С воли вести невеселые. Аресты, аресты, аресты. На днях узнала, что арестованы милые, славные ребята А., В. и П. Всех их судили уже вместе со мной. Побыли они несколько месяцев на свободе — и опять в тюрьму. Еще раньше арестовали Ш. — моего старого друга, соратника и ученика. Считаю по пальцам всех своих ребят, оставшихся на свободе, и дрожу над каждым из них — на свободе ли он (или она) еще? А узнаю, что арестованы, и больно и вместе с тем радостно: значит, ребята не сидят сложа руки…
На днях получила привет от одной нашей старой знакомой Бэлы[52]. Она сидит в Варшаве в строгой изоляции. Писать вам она не может. Она здорова, только томят ее очень одиночество, изоляция.
Шлю тебе и всем к МЮДу мой сердечный пламенный привет. Я хочу на волю!..
Тогда же
Товарищу Л. Розенблюму.
Уже потеряла всякую надежду, что ты отзовешься. Китайцы ли тебя убили на фронте, или ты просто в воду канул?.. Не знаю, но только в нашей дыре о тебе ничего не было слышно. Наконец получила твое письмо, в Котором ты описываешь ваше строительство. Что за радость у меня, у всех нас сегодня, что за торжество! Да, всего не напишешь, но можно написать многое. И какой же ты молодец, что сделал это! Целый день стоят у меня перед глазами новые фабричные корпуса, я слышу шум машин, гул творческого труда. Радость, гордость и любовь — не знаю, что сильнее, — вот три чувства, неразрывно связанные с думами о вас.
Вспомнила, что ты пишешь о том, как мы изменились. Да, мы теперь стали серьезнее и вдумчивее, чем в молодости, но восторгов никак не меньше. Расчеты восторга не заменили, а просто прибавили, заняли новое место. Надо бы тебе видеть, как мы тут восторгаемся и письмами, и новым цветком на тюремном дворе, и новостью из газет о демонстрации, и солнцем, и небом, и… своими мечтами о будущем. Да и вы там, верно, восторгаетесь не меньше нашего, только масштабы у нас разные…
От сегодняшнего дня через месяц у меня юбилей. Отсижено уже четыре года. Солидная цифра, правда? Как хорошо, что она уже за плечами. А впереди еще четыре года или… может быть, четыре месяца, четыре недели? Это можно только чувствовать, но писать об этом нельзя. Что делается в душе… Пойми только, пойми.

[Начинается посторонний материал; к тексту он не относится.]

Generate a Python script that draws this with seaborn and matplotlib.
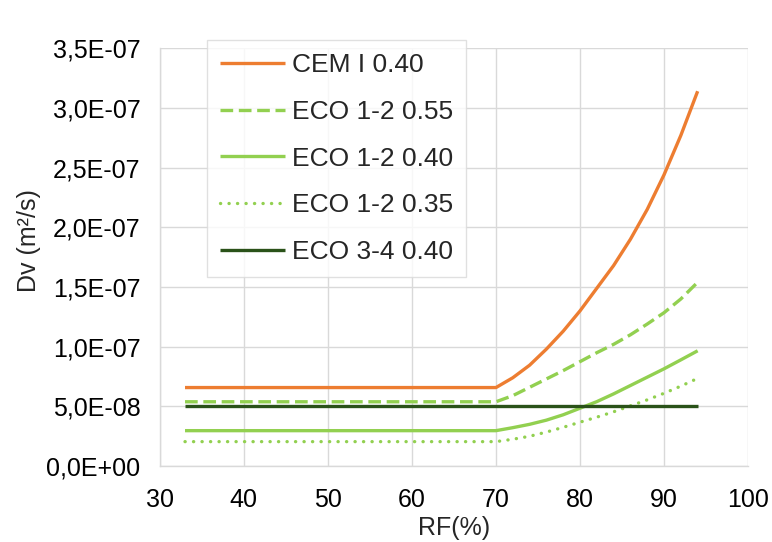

Пугает меня немножко то, что я выйду из тюрьмы ужасно отсталой дубиной. Сам ведь говоришь: «Одна форма, наилучшая сегодня, никуда не годна завтра». Так вот эти-то «формы» прими как очень растяжимое понятие и пойми, что старые формы мне хорошо известны, о маленькой части новых я кое-что слышала, а о большинстве понятия не имею. От всех новых «форм» я буквально отгорожена каменными стенами и не на один год.
Ну да ничего! Недавно вышел из тюрьмы один товарищ, который просидел десять лет (с 1919 года) с двухмесячным перерывом, и знаешь — даже в первых его письмах со свободы я не нашла никакой растерянности, он как-то сразу крепко почувствовал под ногами почву, хоть и измененную до неузнаваемости. Живой человек найдет себе место в живой жизни. Ничего, я не унываю, хоть иногда больно и тяжело до чертиков сознание, что жизнь семимильными шагами идет вперед, а ты ничего, ничего не только не делаешь, но и не знаешь.
Иногда перед нами с особенной остротой встают «неразрешимые» вопросы, и тогда мы мечтаем: «Хоть бы часик поговорить с умным человеком», а Б. обыкновенно добавляет: «Или прочесть „Правду“». Но так как у нас нет ни «умного человека», ни «Правды», то напиши, что говорят у вас о Гаагской конференции, о переговорах с Англией. Ну хотя бы только об этом. А сколько, сколько хотелось бы еще спросить, узнать!
Фордом — это такая чертова дыра, каких на земном шаре, верно, очень мало. То, что в ссылке в Сибири политическим было гораздо лучше, чем нам в тюрьме, — это для нас уже вопрос давно решенный, и Мария[53], которая была два раза в ссылке, это подтверждает. Теперь же мы спрашиваем себя: не лучше ли на необитаемом острове, чем в Фордоне? Видишь, что за робинзонада в двадцатом веке, в эпоху радио, телевидения и прочих чудес техники.